Optical, structural and morphological study of CdS nanoparticles: role of sulfur source

Abstract

Cadmium sulfide (CdS) nanoparticles were synthesized by using a simple and low-cost home-made hot-injection method at a low process temperature using different sulfur (S) sources. The effects of sulfur concentration on the structural, morphological and optoelectronic properties of the synthesized cadmium sulfide films were studied using a range of characterization techniques: X-ray diffraction (XRD), Raman spectroscopy, field-emission scanning electron microscopy (FESEM) and ultraviolet–visible spectroscopy. The XRD studies revealed the formation of hexagonal-type cadmium sulfide nanoparticles. The varying morphology dependence on the sulfur source was ascertained from FESEM analysis. The longitudinal optical phonon vibrational modes of cadmium sulfide were assigned in Raman spectra at 300 and 600 cm−1. The bandgap of the cadmium sulfide particles was estimated to be 2·30 eV from Tauc’s plots.

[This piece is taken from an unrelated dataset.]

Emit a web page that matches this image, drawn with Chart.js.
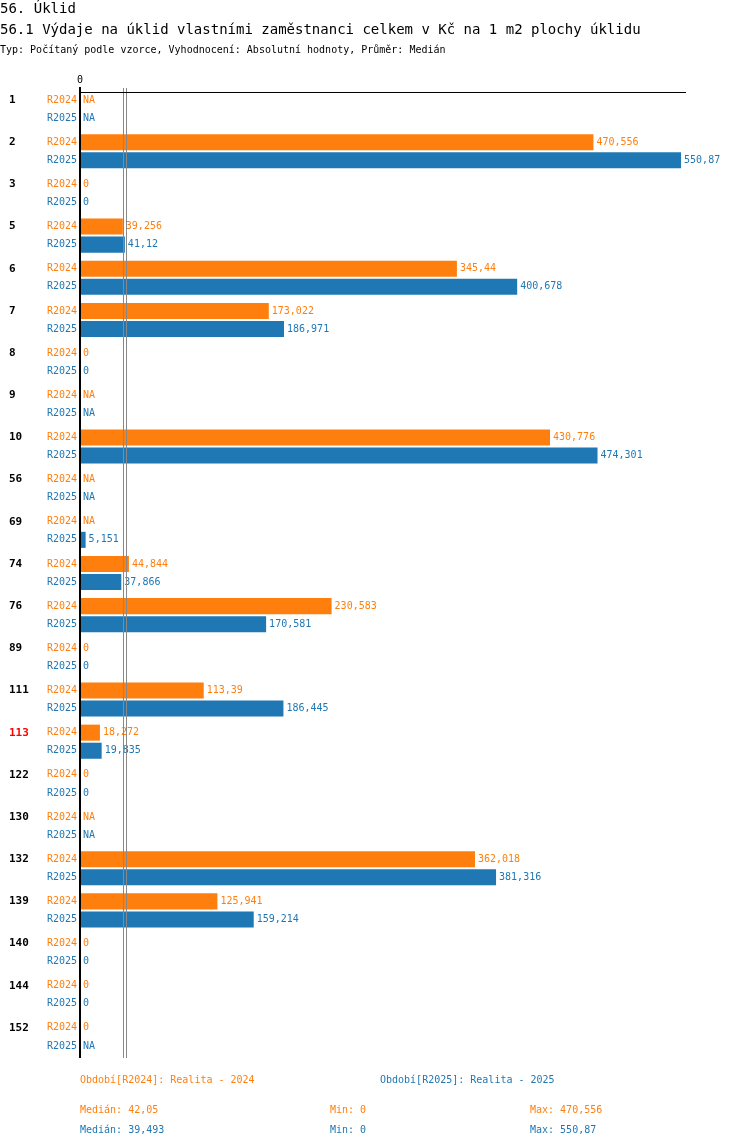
<!DOCTYPE html>
<html><head><meta charset="utf-8">
<script src="https://cdn.jsdelivr.net/npm/chart.js@4"></script>
<style>
body{margin:0;background:#fff;font-family:"DejaVu Sans Mono",monospace;}
#wrap{position:relative;width:750px;height:1148px;}
canvas{position:absolute;left:0;top:0;}
.t{position:absolute;white-space:nowrap;}
</style></head><body>
<div id="wrap">
<canvas id="c" width="750" height="1148"></canvas>
<div class="t" style="left:0;top:0;font-size:14px;">56. Úklid</div>
<div class="t" style="left:0;top:21px;font-size:14px;">56.1 Výdaje na úklid vlastními zaměstnanci celkem v Kč na 1 m2 plochy úklidu</div>
<div class="t" style="left:0;top:44px;font-size:10px;">Typ: Počítaný podle vzorce, Vyhodnocení: Absolutní hodnoty, Průměr: Medián</div>
<div class="t" style="left:80px;top:1074px;font-size:10px;color:#ff7f0e">Období[R2024]: Realita - 2024</div>
<div class="t" style="left:380px;top:1074px;font-size:10px;color:#1f77b4">Období[R2025]: Realita - 2025</div>
<div class="t" style="left:80px;top:1104px;font-size:10px;color:#ff7f0e">Medián: 42,05</div>
<div class="t" style="left:330px;top:1104px;font-size:10px;color:#ff7f0e">Min: 0</div>
<div class="t" style="left:530px;top:1104px;font-size:10px;color:#ff7f0e">Max: 470,556</div>
<div class="t" style="left:80px;top:1124px;font-size:10px;color:#1f77b4">Medián: 39,493</div>
<div class="t" style="left:330px;top:1124px;font-size:10px;color:#1f77b4">Min: 0</div>
<div class="t" style="left:530px;top:1124px;font-size:10px;color:#1f77b4">Max: 550,87</div>
</div>
<script>
const categories = ['1','2','3','5','6','7','8','9','10','56','69','74','76','89','111','113','122','130','132','139','140','144','152'];
const r2024 = [null,470.556,0,39.256,345.44,173.022,0,null,430.776,null,null,44.844,230.583,0,113.39,18.272,0,null,362.018,125.941,0,0,0];
const r2025 = [null,550.87,0,41.12,400.678,186.971,0,null,474.301,null,5.151,37.866,170.581,0,186.445,19.835,0,null,381.316,159.214,0,0,null];
const medians = [42.05, 39.493];
const highlight = '113';
const OR='#ff7f0e', BL='#1f77b4';
const fmt = v => v===null ? 'NA' : String(v).replace('.', ',');

const deco = {
  id:'deco',
  afterDatasetsDraw(chart){
    const {ctx, chartArea:a, scales:{x,y}} = chart;
    ctx.save();
    ctx.font = '10px "DejaVu Sans Mono", monospace';
    ctx.textBaseline='middle';
    chart.data.datasets.forEach((ds,di)=>{
      const meta = chart.getDatasetMeta(di);
      meta.data.forEach((bar,i)=>{
        const v = ds.data[i];
        ctx.fillStyle = ds.backgroundColor;
        const xe = v===null ? x.getPixelForValue(0) : bar.x;
        ctx.textAlign='left';
        ctx.fillText(fmt(v), xe+3, bar.y);
        ctx.textAlign='right';
        ctx.fillText(di===0?'R2024':'R2025', 77, bar.y);
      });
    });
    ctx.font = 'bold 11px "DejaVu Sans Mono", monospace';
    ctx.textAlign='left';
    categories.forEach((c,i)=>{
      const b = chart.getDatasetMeta(0).data[i];
      ctx.fillStyle = c===highlight ? '#ff0000' : '#000';
      ctx.fillText(c, 9, b.y);
    });
    // median lines
    ctx.strokeStyle='#888'; ctx.lineWidth=1;
    medians.forEach(m=>{
      const px = Math.round(x.getPixelForValue(m))+0.5;
      ctx.beginPath(); ctx.moveTo(px,a.top); ctx.lineTo(px,a.bottom); ctx.stroke();
    });
    // axes
    ctx.strokeStyle='#000';
    ctx.beginPath(); ctx.moveTo(a.left,92.5); ctx.lineTo(686,92.5); ctx.stroke();
    ctx.lineWidth=2;
    ctx.beginPath(); ctx.moveTo(a.left,87); ctx.lineTo(a.left,a.bottom); ctx.stroke();
    ctx.fillStyle='#000'; ctx.font='10px "DejaVu Sans Mono", monospace'; ctx.textAlign='center';
    ctx.fillText('0', a.left, 80);
    ctx.restore();
  }
};

new Chart(document.getElementById('c'), {
  type:'bar',
  data:{labels:categories, datasets:[
    {label:'R2024', data:r2024, backgroundColor:OR, categoryPercentage:36/42, barPercentage:16/18},
    {label:'R2025', data:r2025, backgroundColor:BL, categoryPercentage:36/42, barPercentage:16/18}
  ]},
  options:{
    indexAxis:'y', responsive:false, animation:false,
    layout:{padding:{left:80,right:64,top:88,bottom:90}},
    scales:{x:{display:false,min:0,max:555.4}, y:{display:false}},
    plugins:{legend:{display:false}, tooltip:{enabled:false}}
  },
  plugins:[deco]
});
</script>
</body></html>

Consistent with the experimental results, this study’s first-principles density functional theory calculations predict the bandgap of cadmium sulfide nanoparticles to increase with decreasing sulfur concentration – Cd52S52 (2·38 eV), Cd52S51 (2·52 eV) and Cd52S50 (2·65 eV) – with both the valence and conduction band edges demonstrated to be dominated by sulfur p states.